▼

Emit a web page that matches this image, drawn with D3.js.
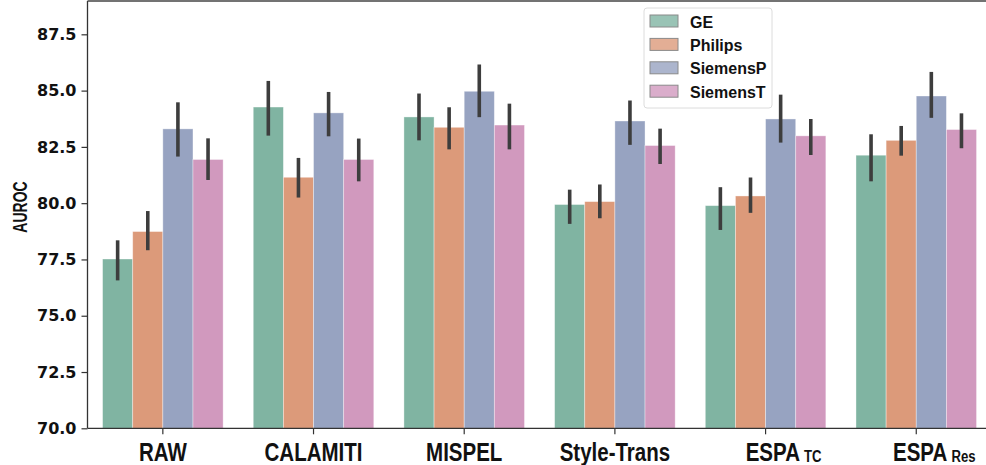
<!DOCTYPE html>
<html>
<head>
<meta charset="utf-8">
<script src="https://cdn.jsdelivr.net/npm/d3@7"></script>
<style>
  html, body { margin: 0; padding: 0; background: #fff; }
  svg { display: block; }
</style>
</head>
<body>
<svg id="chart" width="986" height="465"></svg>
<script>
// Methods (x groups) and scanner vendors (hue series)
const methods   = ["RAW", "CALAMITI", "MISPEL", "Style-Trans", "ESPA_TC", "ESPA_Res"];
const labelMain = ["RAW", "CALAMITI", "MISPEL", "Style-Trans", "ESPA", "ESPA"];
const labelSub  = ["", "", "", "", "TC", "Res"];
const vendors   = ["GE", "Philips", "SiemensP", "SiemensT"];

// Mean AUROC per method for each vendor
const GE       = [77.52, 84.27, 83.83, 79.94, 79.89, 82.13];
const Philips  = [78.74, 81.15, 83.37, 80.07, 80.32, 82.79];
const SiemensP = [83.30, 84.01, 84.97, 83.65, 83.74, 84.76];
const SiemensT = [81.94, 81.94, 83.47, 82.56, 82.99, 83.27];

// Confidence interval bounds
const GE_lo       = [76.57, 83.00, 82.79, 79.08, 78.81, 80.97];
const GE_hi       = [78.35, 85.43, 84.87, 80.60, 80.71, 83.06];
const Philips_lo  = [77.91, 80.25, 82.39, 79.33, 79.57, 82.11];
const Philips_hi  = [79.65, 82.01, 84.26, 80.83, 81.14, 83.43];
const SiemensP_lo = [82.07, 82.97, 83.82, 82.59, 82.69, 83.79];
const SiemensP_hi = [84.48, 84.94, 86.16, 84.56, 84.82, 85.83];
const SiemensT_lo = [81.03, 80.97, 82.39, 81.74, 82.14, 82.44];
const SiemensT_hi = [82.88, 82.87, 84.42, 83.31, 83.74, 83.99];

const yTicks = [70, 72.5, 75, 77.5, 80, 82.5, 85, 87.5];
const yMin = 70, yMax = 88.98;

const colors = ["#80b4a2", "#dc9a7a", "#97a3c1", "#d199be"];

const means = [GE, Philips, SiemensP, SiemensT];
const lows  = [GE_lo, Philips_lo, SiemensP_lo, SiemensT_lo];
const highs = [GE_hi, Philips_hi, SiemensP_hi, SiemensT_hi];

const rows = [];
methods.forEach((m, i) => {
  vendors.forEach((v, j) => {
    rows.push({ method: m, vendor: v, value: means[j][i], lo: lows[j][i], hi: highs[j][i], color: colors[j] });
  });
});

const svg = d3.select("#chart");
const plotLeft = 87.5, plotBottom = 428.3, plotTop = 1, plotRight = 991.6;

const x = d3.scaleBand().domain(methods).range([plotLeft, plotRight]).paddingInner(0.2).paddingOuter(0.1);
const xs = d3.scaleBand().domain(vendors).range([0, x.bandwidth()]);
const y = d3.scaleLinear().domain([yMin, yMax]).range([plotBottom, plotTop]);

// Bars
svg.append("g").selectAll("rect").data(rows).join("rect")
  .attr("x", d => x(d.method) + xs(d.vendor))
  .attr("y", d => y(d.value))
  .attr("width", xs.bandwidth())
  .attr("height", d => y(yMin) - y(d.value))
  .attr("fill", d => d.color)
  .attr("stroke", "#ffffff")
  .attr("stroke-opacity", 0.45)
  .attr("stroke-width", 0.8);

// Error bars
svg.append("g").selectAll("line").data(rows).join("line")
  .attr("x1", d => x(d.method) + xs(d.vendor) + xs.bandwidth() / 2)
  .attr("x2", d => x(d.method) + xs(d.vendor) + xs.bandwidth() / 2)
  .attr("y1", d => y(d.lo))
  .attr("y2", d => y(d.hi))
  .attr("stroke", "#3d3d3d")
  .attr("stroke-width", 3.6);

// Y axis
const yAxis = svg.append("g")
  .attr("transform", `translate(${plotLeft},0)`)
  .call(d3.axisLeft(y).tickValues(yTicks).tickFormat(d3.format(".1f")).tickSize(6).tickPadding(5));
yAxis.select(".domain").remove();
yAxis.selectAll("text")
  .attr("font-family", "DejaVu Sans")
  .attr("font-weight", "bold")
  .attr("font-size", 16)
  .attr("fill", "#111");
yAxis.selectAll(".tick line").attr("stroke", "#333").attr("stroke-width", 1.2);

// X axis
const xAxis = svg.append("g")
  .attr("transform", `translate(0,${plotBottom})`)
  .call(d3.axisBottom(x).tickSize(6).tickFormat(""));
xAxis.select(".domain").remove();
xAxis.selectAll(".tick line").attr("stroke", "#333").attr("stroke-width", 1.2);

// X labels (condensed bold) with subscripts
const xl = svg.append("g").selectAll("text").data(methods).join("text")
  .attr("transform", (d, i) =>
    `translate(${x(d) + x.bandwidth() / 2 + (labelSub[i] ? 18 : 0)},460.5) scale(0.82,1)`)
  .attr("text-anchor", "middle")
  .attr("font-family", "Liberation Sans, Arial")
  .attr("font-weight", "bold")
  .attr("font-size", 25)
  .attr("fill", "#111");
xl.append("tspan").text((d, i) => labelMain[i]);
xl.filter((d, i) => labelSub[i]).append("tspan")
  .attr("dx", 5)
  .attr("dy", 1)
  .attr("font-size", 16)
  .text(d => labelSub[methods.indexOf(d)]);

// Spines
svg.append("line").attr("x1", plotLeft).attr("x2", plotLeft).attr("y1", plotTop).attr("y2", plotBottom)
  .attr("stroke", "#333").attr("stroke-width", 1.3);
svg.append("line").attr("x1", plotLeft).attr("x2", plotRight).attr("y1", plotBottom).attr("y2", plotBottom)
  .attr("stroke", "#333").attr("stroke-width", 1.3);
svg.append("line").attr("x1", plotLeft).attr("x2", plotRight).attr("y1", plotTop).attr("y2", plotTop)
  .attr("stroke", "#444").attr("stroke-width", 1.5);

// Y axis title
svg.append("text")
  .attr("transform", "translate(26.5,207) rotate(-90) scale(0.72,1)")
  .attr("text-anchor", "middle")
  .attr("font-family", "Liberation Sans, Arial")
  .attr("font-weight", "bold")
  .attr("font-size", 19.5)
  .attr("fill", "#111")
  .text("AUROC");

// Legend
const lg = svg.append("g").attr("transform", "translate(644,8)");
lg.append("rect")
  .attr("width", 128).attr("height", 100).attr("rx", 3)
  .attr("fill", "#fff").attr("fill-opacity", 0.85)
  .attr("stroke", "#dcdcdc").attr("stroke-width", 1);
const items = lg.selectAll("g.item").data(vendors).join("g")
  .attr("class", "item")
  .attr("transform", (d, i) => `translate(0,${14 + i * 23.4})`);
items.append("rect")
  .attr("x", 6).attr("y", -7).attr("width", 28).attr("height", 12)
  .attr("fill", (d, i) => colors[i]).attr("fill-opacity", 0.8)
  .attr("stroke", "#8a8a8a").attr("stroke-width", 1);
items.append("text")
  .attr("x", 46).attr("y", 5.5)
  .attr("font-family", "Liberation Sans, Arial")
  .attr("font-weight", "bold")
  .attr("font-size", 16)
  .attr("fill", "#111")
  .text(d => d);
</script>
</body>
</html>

▲

## Direction
Repeat the listing above up to and including the line with "const SiemensT = [81.94, 81.94, 83.47, 82.56, 82.99, 83.27];", starting from its first line. Drop any pictures.

## Completed exercise
Emit a web page that matches this image, drawn with D3.js.
<!DOCTYPE html>
<html>
<head>
<meta charset="utf-8">
<script src="https://cdn.jsdelivr.net/npm/d3@7"></script>
<style>
  html, body { margin: 0; padding: 0; background: #fff; }
  svg { display: block; }
</style>
</head>
<body>
<svg id="chart" width="986" height="465"></svg>
<script>
// Methods (x groups) and scanner vendors (hue series)
const methods   = ["RAW", "CALAMITI", "MISPEL", "Style-Trans", "ESPA_TC", "ESPA_Res"];
const labelMain = ["RAW", "CALAMITI", "MISPEL", "Style-Trans", "ESPA", "ESPA"];
const labelSub  = ["", "", "", "", "TC", "Res"];
const vendors   = ["GE", "Philips", "SiemensP", "SiemensT"];

// Mean AUROC per method for each vendor
const GE       = [77.52, 84.27, 83.83, 79.94, 79.89, 82.13];
const Philips  = [78.74, 81.15, 83.37, 80.07, 80.32, 82.79];
const SiemensP = [83.30, 84.01, 84.97, 83.65, 83.74, 84.76];
const SiemensT = [81.94, 81.94, 83.47, 82.56, 82.99, 83.27];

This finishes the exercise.